John Parker Hale (31 March 1806-19 November 1873) was a member of the US House of Representatives (D-NH 4) from 4 March 1843 to 3 March 1845 (succeeding Ira Eastman) and a US Senator from 4 March 1847 to 3 March 1853 (succeeding Joseph Cilley and preceding Charles G. Atherton) and from 30 July 1855 to 3 March 1865 (succeeding Jared W. Williams and preceding Aaron H. Cragin).
Biography[]
John Parker Hale was born in Rochester, New Hampshire in 1806, and he became a lawyer in 1830. He served in the state legislature and as a district attorney before serving in the US House of Representatives from 1843 to 1845 and in the US Senate from 1847 to 1853 and from 1855 to 1865; he rebelled against his state legislature's instructions to come out opposing the annexation of the Republic of Texas in 1845 due to his fears about the expansion of slavery.

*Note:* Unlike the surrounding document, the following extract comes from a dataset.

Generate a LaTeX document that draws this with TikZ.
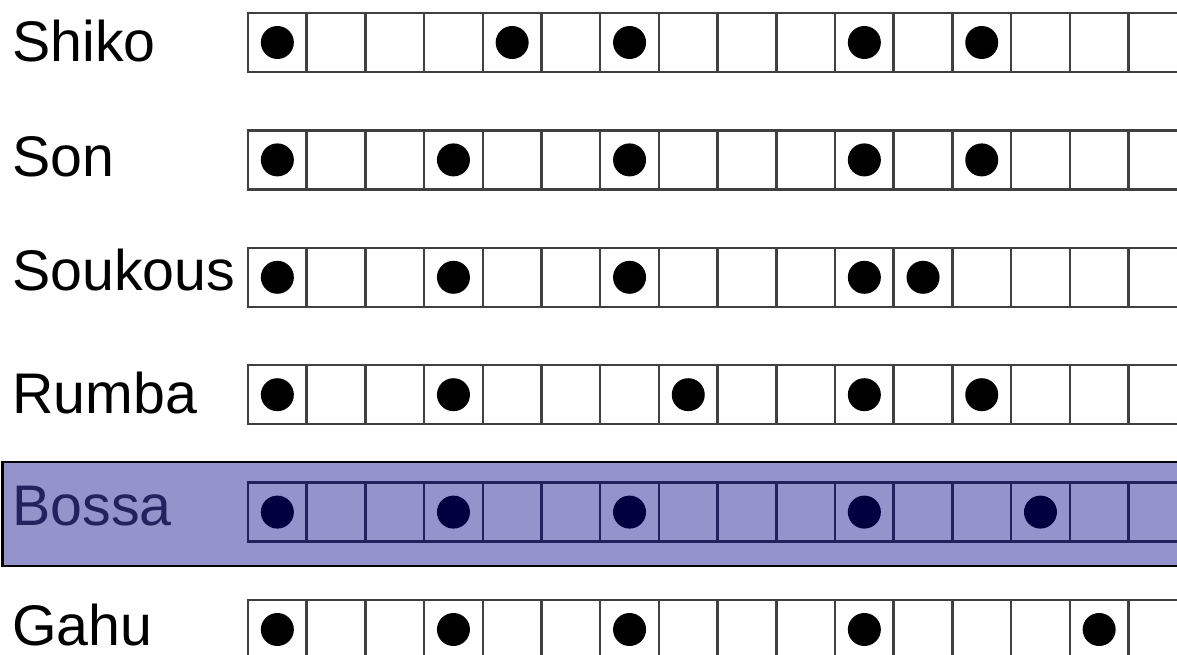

He became the first US Senator with an openly abolitionist platform, and he strongly opposed the Mexican-American War and the congressional tender of thanks to Winfield Scott and Zachary Taylor for their victories in the war. In 1850, he secured the abolition of flogging in the US Navy, and, in 1852, he was the Free Soil Party's unsuccessful presidential candidate. In 1855, he became a Republican, and he served as ambassador to Spain from 1865 to 1869. He died in Dover, New Hampshire in 1873.